## SHORT TASK
Exactly repeat the material, dropping only the pictures.

-- START OF PROVIDED MATERIAL --

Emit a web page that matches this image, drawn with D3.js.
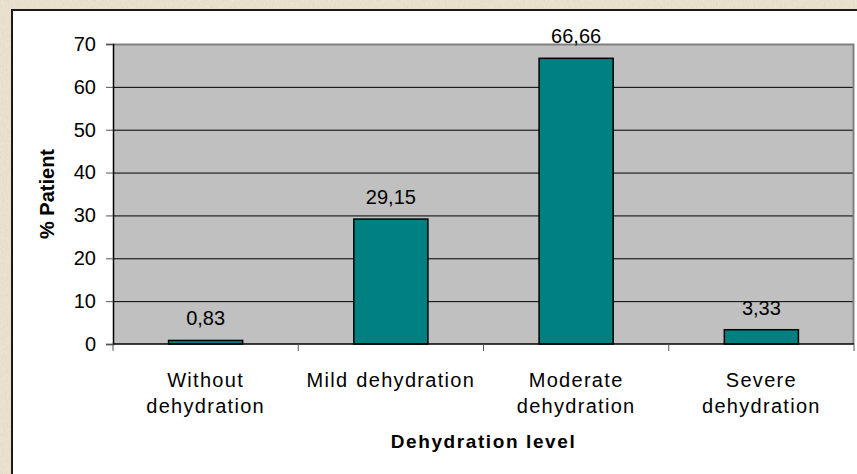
<!DOCTYPE html>
<html>
<head>
<meta charset="utf-8">
<script src="https://cdn.jsdelivr.net/npm/d3@7"></script>
<style>
  html, body { margin: 0; padding: 0; background: #e4dac3; }
  svg { display: block; }
  text { font-family: Arial, "Liberation Sans", sans-serif; fill: #000; }
</style>
</head>
<body>
<script>
var categories = [["Without", "dehydration"], ["Mild dehydration"], ["Moderate", "dehydration"], ["Severe", "dehydration"]];
var values = [0.83, 29.15, 66.66, 3.33];
var valueLabels = ["0,83", "29,15", "66,66", "3,33"];
var yTicks = [0, 10, 20, 30, 40, 50, 60, 70];
var xTitle = "Dehydration level";
var yTitle = "% Patient";

var W = 857, H = 474;
var plot = { left: 113, right: 854, top: 44, bottom: 344 };

var svg = d3.select("body").append("svg")
    .attr("width", W)
    .attr("height", H);

// textured paper background
var defs = svg.append("defs");
var f = defs.append("filter").attr("id", "paper").attr("x", 0).attr("y", 0).attr("width", "100%").attr("height", "100%");
f.append("feTurbulence").attr("type", "fractalNoise").attr("baseFrequency", "0.9 0.35").attr("numOctaves", 3).attr("seed", 4).attr("result", "n");
f.append("feColorMatrix").attr("in", "n").attr("type", "matrix")
    .attr("values", "0 0 0 0 0.72  0 0 0 0 0.66  0 0 0 0 0.54  0 0 0 -1.2 0.8").attr("result", "c");
f.append("feComposite").attr("in", "c").attr("in2", "SourceGraphic").attr("operator", "over");

svg.append("rect").attr("width", W).attr("height", H).attr("fill", "#ebe3cf").attr("filter", "url(#paper)");

// white chart box
svg.append("rect")
    .attr("x", 12).attr("y", 10)
    .attr("width", W).attr("height", H)
    .attr("fill", "#fff")
    .attr("stroke", "#1a1a1a")
    .attr("stroke-width", 2);

var x = d3.scaleBand()
    .domain(d3.range(categories.length))
    .range([plot.left, plot.right]);

var y = d3.scaleLinear()
    .domain([0, 70])
    .range([plot.bottom, plot.top]);

var g = svg.append("g");

// plot background
g.append("rect")
    .attr("x", plot.left).attr("y", plot.top)
    .attr("width", plot.right - plot.left).attr("height", plot.bottom - plot.top)
    .attr("fill", "#c0c0c0");

// gridlines
g.selectAll(".grid")
    .data(yTicks.filter(function (d) { return d > 0 && d < 70; }))
    .enter().append("line")
    .attr("x1", plot.left).attr("x2", plot.right)
    .attr("y1", function (d) { return y(d) + 0.5; })
    .attr("y2", function (d) { return y(d) + 0.5; })
    .attr("stroke", "#000").attr("stroke-width", 1);

// top and right border of plot area
g.append("path")
    .attr("d", "M" + plot.left + "," + (plot.top + 0.5) + "H" + (plot.right - 0.5) + "V" + plot.bottom)
    .attr("fill", "none").attr("stroke", "#808080").attr("stroke-width", 2);

// bars
var bw = x.bandwidth() * 0.4;
g.selectAll(".bar")
    .data(values)
    .enter().append("rect")
    .attr("x", function (d, i) { return x(i) + (x.bandwidth() - bw) / 2; })
    .attr("y", function (d) { return y(d); })
    .attr("width", bw)
    .attr("height", function (d) { return y(0) - y(d); })
    .attr("fill", "#008080")
    .attr("stroke", "#000")
    .attr("stroke-width", 1.5);

// value labels
g.selectAll(".vlab")
    .data(values)
    .enter().append("text")
    .attr("x", function (d, i) { return x(i) + x.bandwidth() / 2; })
    .attr("y", function (d) { return y(d) - 15; })
    .attr("text-anchor", "middle")
    .style("font-size", "20px")
    .text(function (d, i) { return valueLabels[i]; });

// y axis
var yAxis = g.append("g")
    .attr("transform", "translate(" + plot.left + ",0)")
    .call(d3.axisLeft(y).tickValues(yTicks).tickSize(7).tickPadding(10));
yAxis.select(".domain").attr("stroke", "#000").attr("stroke-width", 1.5);
yAxis.selectAll(".tick line").attr("stroke", "#555");
yAxis.selectAll(".tick text")
    .style("font-size", "20px")
    .attr("font-family", null)
    .attr("fill", "#000");

// x axis
var xAxis = g.append("g")
    .attr("transform", "translate(0," + plot.bottom + ")");
xAxis.append("line")
    .attr("x1", plot.left).attr("x2", plot.right)
    .attr("stroke", "#000").attr("stroke-width", 1.5);
xAxis.selectAll(".xt")
    .data(d3.range(categories.length + 1))
    .enter().append("line")
    .attr("x1", function (i) { return i < categories.length ? x(i) : plot.right; })
    .attr("x2", function (i) { return i < categories.length ? x(i) : plot.right; })
    .attr("y1", 0).attr("y2", 7)
    .attr("stroke", "#555");

var labs = xAxis.selectAll(".xl")
    .data(categories)
    .enter().append("text")
    .attr("text-anchor", "middle")
    .style("font-size", "20px")
    .style("letter-spacing", "1.3px")
    .style("word-spacing", "1px");
labs.selectAll("tspan")
    .data(function (d, i) { return d.map(function (s) { return { s: s, i: i }; }); })
    .enter().append("tspan")
    .attr("x", function (d) { return x(d.i) + x.bandwidth() / 2; })
    .attr("y", function (d, j) { return 43 + j * 26; })
    .text(function (d) { return d.s; });

// axis titles
svg.append("text")
    .attr("x", (plot.left + plot.right) / 2)
    .attr("y", 448)
    .attr("text-anchor", "middle")
    .style("font-size", "19px")
    .style("font-weight", "bold")
    .style("letter-spacing", "1.6px")
    .text(xTitle);

svg.append("text")
    .attr("transform", "translate(54," + (plot.top + plot.bottom) / 2 + ") rotate(-90)")
    .attr("text-anchor", "middle")
    .style("font-size", "20px")
    .style("font-weight", "bold")
    .text(yTitle);
</script>
</body>
</html>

-- END OF PROVIDED MATERIAL --

## THE OUTPUT
Emit a web page that matches this image, drawn with D3.js.
<!DOCTYPE html>
<html>
<head>
<meta charset="utf-8">
<script src="https://cdn.jsdelivr.net/npm/d3@7"></script>
<style>
  html, body { margin: 0; padding: 0; background: #e4dac3; }
  svg { display: block; }
  text { font-family: Arial, "Liberation Sans", sans-serif; fill: #000; }
</style>
</head>
<body>
<script>
var categories = [["Without", "dehydration"], ["Mild dehydration"], ["Moderate", "dehydration"], ["Severe", "dehydration"]];
var values = [0.83, 29.15, 66.66, 3.33];
var valueLabels = ["0,83", "29,15", "66,66", "3,33"];
var yTicks = [0, 10, 20, 30, 40, 50, 60, 70];
var xTitle = "Dehydration level";
var yTitle = "% Patient";

var W = 857, H = 474;
var plot = { left: 113, right: 854, top: 44, bottom: 344 };

var svg = d3.select("body").append("svg")
    .attr("width", W)
    .attr("height", H);

// textured paper background
var defs = svg.append("defs");
var f = defs.append("filter").attr("id", "paper").attr("x", 0).attr("y", 0).attr("width", "100%").attr("height", "100%");
f.append("feTurbulence").attr("type", "fractalNoise").attr("baseFrequency", "0.9 0.35").attr("numOctaves", 3).attr("seed", 4).attr("result", "n");
f.append("feColorMatrix").attr("in", "n").attr("type", "matrix")
    .attr("values", "0 0 0 0 0.72  0 0 0 0 0.66  0 0 0 0 0.54  0 0 0 -1.2 0.8").attr("result", "c");
f.append("feComposite").attr("in", "c").attr("in2", "SourceGraphic").attr("operator", "over");

svg.append("rect").attr("width", W).attr("height", H).attr("fill", "#ebe3cf").attr("filter", "url(#paper)");

// white chart box
svg.append("rect")
    .attr("x", 12).attr("y", 10)
    .attr("width", W).attr("height", H)
    .attr("fill", "#fff")
    .attr("stroke", "#1a1a1a")
    .attr("stroke-width", 2);

var x = d3.scaleBand()
    .domain(d3.range(categories.length))
    .range([plot.left, plot.right]);

var y = d3.scaleLinear()
    .domain([0, 70])
    .range([plot.bottom, plot.top]);

var g = svg.append("g");

// plot background
g.append("rect")
    .attr("x", plot.left).attr("y", plot.top)
    .attr("width", plot.right - plot.left).attr("height", plot.bottom - plot.top)
    .attr("fill", "#c0c0c0");

// gridlines
g.selectAll(".grid")
    .data(yTicks.filter(function (d) { return d > 0 && d < 70; }))
    .enter().append("line")
    .attr("x1", plot.left).attr("x2", plot.right)
    .attr("y1", function (d) { return y(d) + 0.5; })
    .attr("y2", function (d) { return y(d) + 0.5; })
    .attr("stroke", "#000").attr("stroke-width", 1);

// top and right border of plot area
g.append("path")
    .attr("d", "M" + plot.left + "," + (plot.top + 0.5) + "H" + (plot.right - 0.5) + "V" + plot.bottom)
    .attr("fill", "none").attr("stroke", "#808080").attr("stroke-width", 2);

// bars
var bw = x.bandwidth() * 0.4;
g.selectAll(".bar")
    .data(values)
    .enter().append("rect")
    .attr("x", function (d, i) { return x(i) + (x.bandwidth() - bw) / 2; })
    .attr("y", function (d) { return y(d); })
    .attr("width", bw)
    .attr("height", function (d) { return y(0) - y(d); })
    .attr("fill", "#008080")
    .attr("stroke", "#000")
    .attr("stroke-width", 1.5);

// value labels
g.selectAll(".vlab")
    .data(values)
    .enter().append("text")
    .attr("x", function (d, i) { return x(i) + x.bandwidth() / 2; })
    .attr("y", function (d) { return y(d) - 15; })
    .attr("text-anchor", "middle")
    .style("font-size", "20px")
    .text(function (d, i) { return valueLabels[i]; });

// y axis
var yAxis = g.append("g")
    .attr("transform", "translate(" + plot.left + ",0)")
    .call(d3.axisLeft(y).tickValues(yTicks).tickSize(7).tickPadding(10));
yAxis.select(".domain").attr("stroke", "#000").attr("stroke-width", 1.5);
yAxis.selectAll(".tick line").attr("stroke", "#555");
yAxis.selectAll(".tick text")
    .style("font-size", "20px")
    .attr("font-family", null)
    .attr("fill", "#000");

// x axis
var xAxis = g.append("g")
    .attr("transform", "translate(0," + plot.bottom + ")");
xAxis.append("line")
    .attr("x1", plot.left).attr("x2", plot.right)
    .attr("stroke", "#000").attr("stroke-width", 1.5);
xAxis.selectAll(".xt")
    .data(d3.range(categories.length + 1))
    .enter().append("line")
    .attr("x1", function (i) { return i < categories.length ? x(i) : plot.right; })
    .attr("x2", function (i) { return i < categories.length ? x(i) : plot.right; })
    .attr("y1", 0).attr("y2", 7)
    .attr("stroke", "#555");

var labs = xAxis.selectAll(".xl")
    .data(categories)
    .enter().append("text")
    .attr("text-anchor", "middle")
    .style("font-size", "20px")
    .style("letter-spacing", "1.3px")
    .style("word-spacing", "1px");
labs.selectAll("tspan")
    .data(function (d, i) { return d.map(function (s) { return { s: s, i: i }; }); })
    .enter().append("tspan")
    .attr("x", function (d) { return x(d.i) + x.bandwidth() / 2; })
    .attr("y", function (d, j) { return 43 + j * 26; })
    .text(function (d) { return d.s; });

// axis titles
svg.append("text")
    .attr("x", (plot.left + plot.right) / 2)
    .attr("y", 448)
    .attr("text-anchor", "middle")
    .style("font-size", "19px")
    .style("font-weight", "bold")
    .style("letter-spacing", "1.6px")
    .text(xTitle);

svg.append("text")
    .attr("transform", "translate(54," + (plot.top + plot.bottom) / 2 + ") rotate(-90)")
    .attr("text-anchor", "middle")
    .style("font-size", "20px")
    .style("font-weight", "bold")
    .text(yTitle);
</script>
</body>
</html>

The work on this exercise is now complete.